* Begin Supplied entries *
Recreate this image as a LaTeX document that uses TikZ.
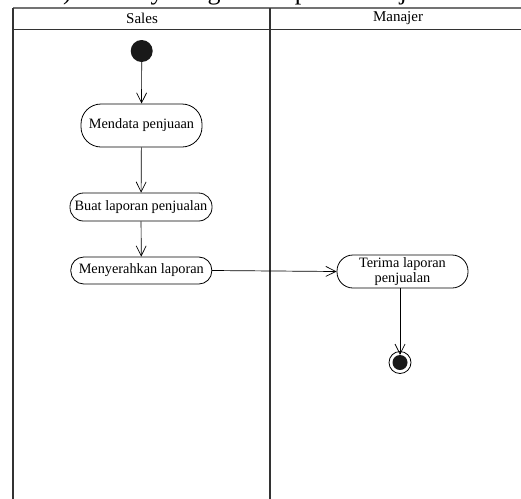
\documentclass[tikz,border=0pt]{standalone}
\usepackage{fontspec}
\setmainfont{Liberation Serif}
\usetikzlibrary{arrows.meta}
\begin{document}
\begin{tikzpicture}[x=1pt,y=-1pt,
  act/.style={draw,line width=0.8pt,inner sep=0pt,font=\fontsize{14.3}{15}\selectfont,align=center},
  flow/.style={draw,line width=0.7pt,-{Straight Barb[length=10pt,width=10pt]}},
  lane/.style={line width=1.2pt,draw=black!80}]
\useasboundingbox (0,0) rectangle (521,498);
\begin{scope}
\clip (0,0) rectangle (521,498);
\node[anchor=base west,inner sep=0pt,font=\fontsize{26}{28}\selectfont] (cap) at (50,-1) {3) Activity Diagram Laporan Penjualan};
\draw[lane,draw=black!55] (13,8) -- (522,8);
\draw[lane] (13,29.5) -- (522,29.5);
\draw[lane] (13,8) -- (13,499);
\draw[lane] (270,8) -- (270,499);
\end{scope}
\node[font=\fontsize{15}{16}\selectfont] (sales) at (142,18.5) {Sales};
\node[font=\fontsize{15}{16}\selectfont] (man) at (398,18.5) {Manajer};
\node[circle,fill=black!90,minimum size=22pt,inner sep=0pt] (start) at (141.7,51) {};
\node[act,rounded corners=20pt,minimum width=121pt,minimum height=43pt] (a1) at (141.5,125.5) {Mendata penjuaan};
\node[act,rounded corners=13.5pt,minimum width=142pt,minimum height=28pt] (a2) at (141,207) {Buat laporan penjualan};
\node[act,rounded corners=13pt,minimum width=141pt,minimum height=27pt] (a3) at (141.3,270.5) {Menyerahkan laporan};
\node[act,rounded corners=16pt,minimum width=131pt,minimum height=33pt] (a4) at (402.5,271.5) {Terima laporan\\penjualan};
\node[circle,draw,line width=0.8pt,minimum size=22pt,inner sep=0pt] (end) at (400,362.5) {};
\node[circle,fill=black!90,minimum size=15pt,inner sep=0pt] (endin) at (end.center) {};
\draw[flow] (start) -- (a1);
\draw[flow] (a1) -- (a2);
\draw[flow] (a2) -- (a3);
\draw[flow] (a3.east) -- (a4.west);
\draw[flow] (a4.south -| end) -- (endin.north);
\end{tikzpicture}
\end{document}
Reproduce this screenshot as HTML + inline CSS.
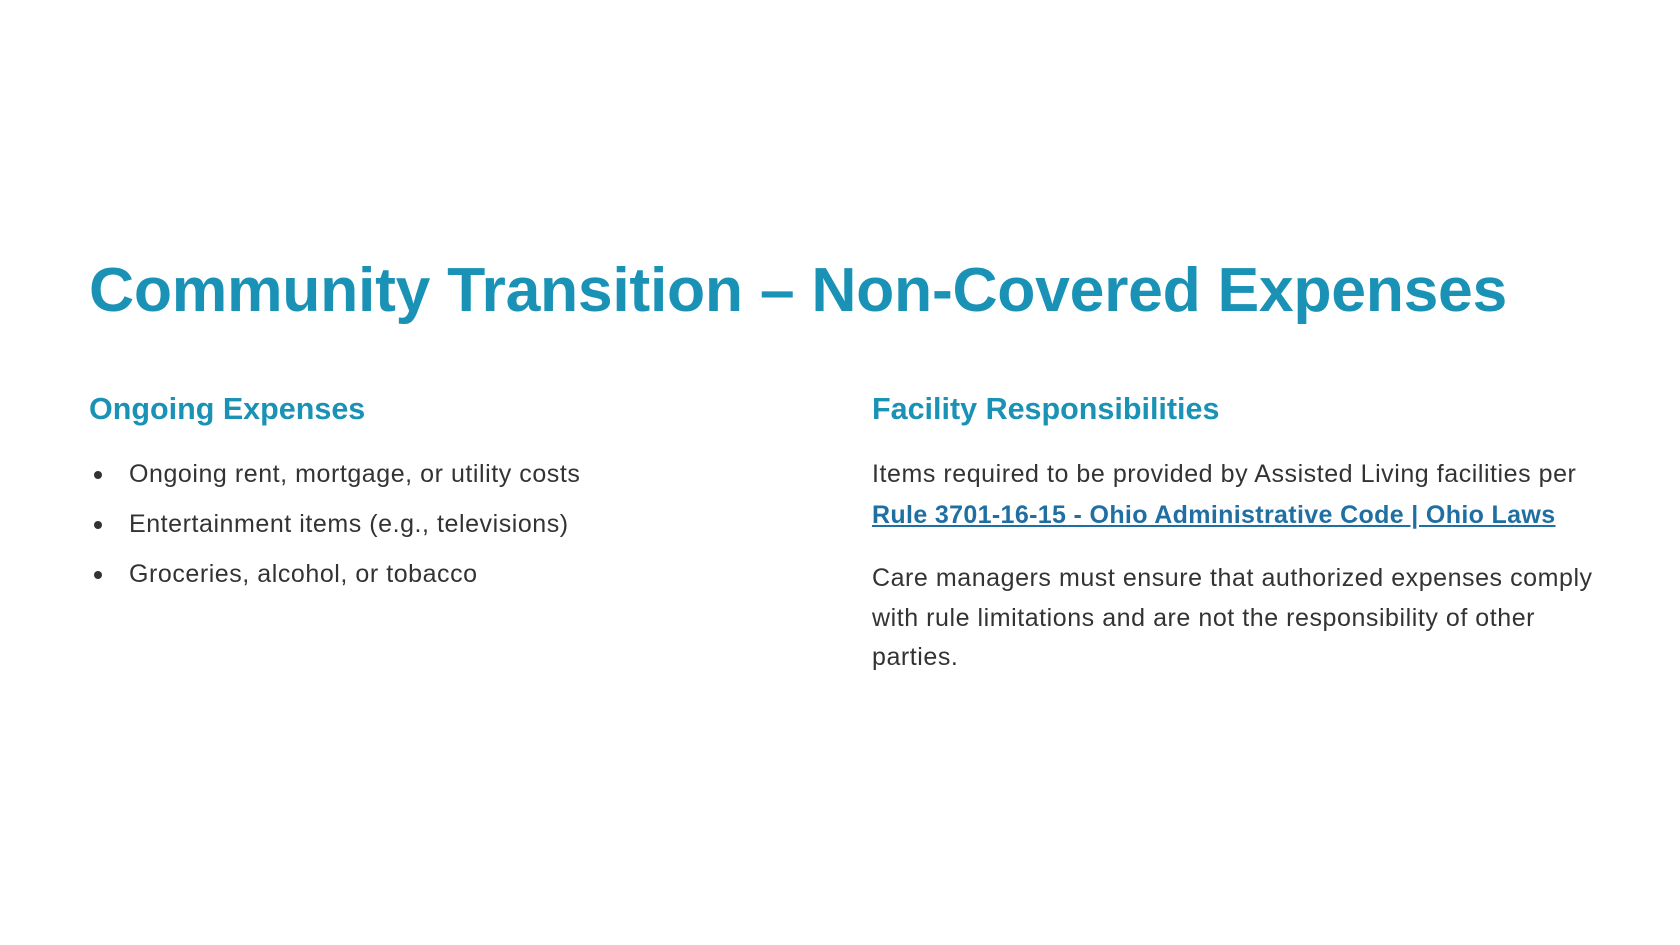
* End Supplied entries *
Look for lines containing the string "this" and copy them all.

- Answer to the exercise:
Recreate this image as a LaTeX document that uses TikZ.
Reproduce this screenshot as HTML + inline CSS.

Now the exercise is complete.